• _GOAL_
Set out every line bearing the string "image".

------------------------

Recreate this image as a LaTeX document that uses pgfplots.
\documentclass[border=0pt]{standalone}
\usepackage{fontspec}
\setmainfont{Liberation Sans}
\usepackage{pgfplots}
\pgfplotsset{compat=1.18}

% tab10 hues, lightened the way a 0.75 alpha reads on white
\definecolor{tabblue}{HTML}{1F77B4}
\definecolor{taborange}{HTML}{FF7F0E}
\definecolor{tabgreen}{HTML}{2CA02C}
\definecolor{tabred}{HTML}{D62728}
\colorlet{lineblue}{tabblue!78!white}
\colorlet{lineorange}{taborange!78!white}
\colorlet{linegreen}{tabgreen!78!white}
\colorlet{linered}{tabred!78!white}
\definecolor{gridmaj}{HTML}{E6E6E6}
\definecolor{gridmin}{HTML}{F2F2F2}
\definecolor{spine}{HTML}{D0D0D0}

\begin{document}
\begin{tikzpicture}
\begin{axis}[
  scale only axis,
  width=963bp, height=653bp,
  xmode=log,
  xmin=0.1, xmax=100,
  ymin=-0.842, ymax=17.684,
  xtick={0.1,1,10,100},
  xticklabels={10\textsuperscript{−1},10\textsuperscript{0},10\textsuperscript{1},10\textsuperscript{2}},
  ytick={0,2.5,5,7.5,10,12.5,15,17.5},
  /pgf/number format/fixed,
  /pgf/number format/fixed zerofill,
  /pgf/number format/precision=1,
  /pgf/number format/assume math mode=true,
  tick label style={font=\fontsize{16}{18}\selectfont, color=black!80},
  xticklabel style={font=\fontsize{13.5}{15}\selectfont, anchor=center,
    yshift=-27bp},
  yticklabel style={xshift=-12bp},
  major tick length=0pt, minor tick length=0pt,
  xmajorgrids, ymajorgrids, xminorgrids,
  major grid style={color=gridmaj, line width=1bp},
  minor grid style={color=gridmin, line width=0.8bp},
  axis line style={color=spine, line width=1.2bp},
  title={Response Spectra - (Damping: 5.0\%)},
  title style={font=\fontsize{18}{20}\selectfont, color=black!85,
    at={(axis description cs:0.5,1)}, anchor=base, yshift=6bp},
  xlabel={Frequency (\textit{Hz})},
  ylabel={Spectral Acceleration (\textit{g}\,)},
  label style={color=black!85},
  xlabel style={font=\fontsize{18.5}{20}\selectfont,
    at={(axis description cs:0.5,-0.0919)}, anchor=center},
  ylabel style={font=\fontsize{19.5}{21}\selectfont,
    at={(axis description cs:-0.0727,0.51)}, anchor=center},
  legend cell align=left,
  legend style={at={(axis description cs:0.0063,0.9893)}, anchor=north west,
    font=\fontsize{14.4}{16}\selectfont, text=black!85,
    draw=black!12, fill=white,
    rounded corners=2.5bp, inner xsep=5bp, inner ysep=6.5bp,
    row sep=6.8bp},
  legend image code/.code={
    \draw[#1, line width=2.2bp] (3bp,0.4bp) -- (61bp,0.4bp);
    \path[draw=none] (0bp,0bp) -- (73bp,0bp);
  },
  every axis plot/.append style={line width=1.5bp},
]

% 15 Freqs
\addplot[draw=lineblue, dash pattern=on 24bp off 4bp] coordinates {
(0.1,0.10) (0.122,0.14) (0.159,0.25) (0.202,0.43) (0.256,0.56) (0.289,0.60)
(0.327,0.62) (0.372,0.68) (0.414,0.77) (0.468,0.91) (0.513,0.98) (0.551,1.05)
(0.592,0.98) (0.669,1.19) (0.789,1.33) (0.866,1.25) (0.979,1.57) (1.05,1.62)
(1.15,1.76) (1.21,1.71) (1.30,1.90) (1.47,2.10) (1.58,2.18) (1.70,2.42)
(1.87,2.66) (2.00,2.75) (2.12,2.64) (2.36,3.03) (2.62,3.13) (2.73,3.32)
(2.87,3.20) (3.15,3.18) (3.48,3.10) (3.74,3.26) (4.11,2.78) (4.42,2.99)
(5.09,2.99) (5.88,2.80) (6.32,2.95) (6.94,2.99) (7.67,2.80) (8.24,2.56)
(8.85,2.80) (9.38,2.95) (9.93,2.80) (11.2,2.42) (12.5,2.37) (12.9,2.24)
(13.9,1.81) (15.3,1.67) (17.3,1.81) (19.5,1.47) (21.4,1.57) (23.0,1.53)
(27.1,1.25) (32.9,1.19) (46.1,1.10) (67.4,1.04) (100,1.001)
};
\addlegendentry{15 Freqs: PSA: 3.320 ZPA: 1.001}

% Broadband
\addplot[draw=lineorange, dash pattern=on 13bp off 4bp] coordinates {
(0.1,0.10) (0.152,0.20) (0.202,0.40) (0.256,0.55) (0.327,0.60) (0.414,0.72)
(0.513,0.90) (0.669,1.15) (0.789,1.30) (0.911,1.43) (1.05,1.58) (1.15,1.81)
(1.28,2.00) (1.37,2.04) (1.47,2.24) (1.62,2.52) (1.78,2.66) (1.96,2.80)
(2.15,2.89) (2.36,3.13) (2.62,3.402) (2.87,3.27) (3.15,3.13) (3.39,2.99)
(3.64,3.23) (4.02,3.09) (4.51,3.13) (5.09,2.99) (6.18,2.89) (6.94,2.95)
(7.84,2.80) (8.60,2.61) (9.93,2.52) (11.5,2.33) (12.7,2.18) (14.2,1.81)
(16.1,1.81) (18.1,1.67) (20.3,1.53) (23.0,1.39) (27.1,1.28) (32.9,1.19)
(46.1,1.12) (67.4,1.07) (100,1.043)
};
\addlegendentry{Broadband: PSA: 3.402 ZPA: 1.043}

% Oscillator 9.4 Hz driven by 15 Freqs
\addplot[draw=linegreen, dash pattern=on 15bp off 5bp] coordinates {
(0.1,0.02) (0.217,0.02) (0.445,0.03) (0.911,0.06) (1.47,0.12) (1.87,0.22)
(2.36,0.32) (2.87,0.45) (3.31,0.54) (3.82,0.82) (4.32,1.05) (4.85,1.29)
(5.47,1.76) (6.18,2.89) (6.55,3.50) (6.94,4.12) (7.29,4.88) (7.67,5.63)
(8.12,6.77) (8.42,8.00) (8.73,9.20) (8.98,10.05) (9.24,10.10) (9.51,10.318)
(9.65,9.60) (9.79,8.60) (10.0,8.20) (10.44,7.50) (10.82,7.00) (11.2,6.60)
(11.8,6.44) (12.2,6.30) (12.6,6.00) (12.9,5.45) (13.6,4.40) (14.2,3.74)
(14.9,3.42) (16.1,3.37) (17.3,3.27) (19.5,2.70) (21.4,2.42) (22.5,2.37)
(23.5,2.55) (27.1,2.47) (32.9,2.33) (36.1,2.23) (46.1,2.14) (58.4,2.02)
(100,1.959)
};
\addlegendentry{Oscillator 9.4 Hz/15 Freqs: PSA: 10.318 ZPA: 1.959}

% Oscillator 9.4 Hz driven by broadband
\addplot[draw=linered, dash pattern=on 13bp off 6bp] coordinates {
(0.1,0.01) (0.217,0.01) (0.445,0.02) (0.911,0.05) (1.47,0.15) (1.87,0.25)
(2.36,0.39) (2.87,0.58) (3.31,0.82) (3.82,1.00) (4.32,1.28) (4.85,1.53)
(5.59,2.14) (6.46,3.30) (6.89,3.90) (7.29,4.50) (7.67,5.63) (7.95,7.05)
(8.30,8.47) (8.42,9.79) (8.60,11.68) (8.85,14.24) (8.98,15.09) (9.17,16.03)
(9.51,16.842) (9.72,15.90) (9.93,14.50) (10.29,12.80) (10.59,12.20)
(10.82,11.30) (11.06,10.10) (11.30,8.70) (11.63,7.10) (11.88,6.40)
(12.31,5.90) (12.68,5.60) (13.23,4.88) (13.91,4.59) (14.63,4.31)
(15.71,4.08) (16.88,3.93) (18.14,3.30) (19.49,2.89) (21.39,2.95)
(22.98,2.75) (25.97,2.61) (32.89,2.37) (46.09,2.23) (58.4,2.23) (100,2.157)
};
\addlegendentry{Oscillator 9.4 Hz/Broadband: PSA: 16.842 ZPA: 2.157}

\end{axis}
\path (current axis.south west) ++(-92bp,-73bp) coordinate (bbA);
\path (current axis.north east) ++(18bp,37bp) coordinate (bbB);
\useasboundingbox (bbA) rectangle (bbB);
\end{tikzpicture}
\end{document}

------------------------

• _RESPONSE TO THIS EXERCISE_
Recreate this image as a LaTeX document that uses pgfplots.
  legend image code/.code={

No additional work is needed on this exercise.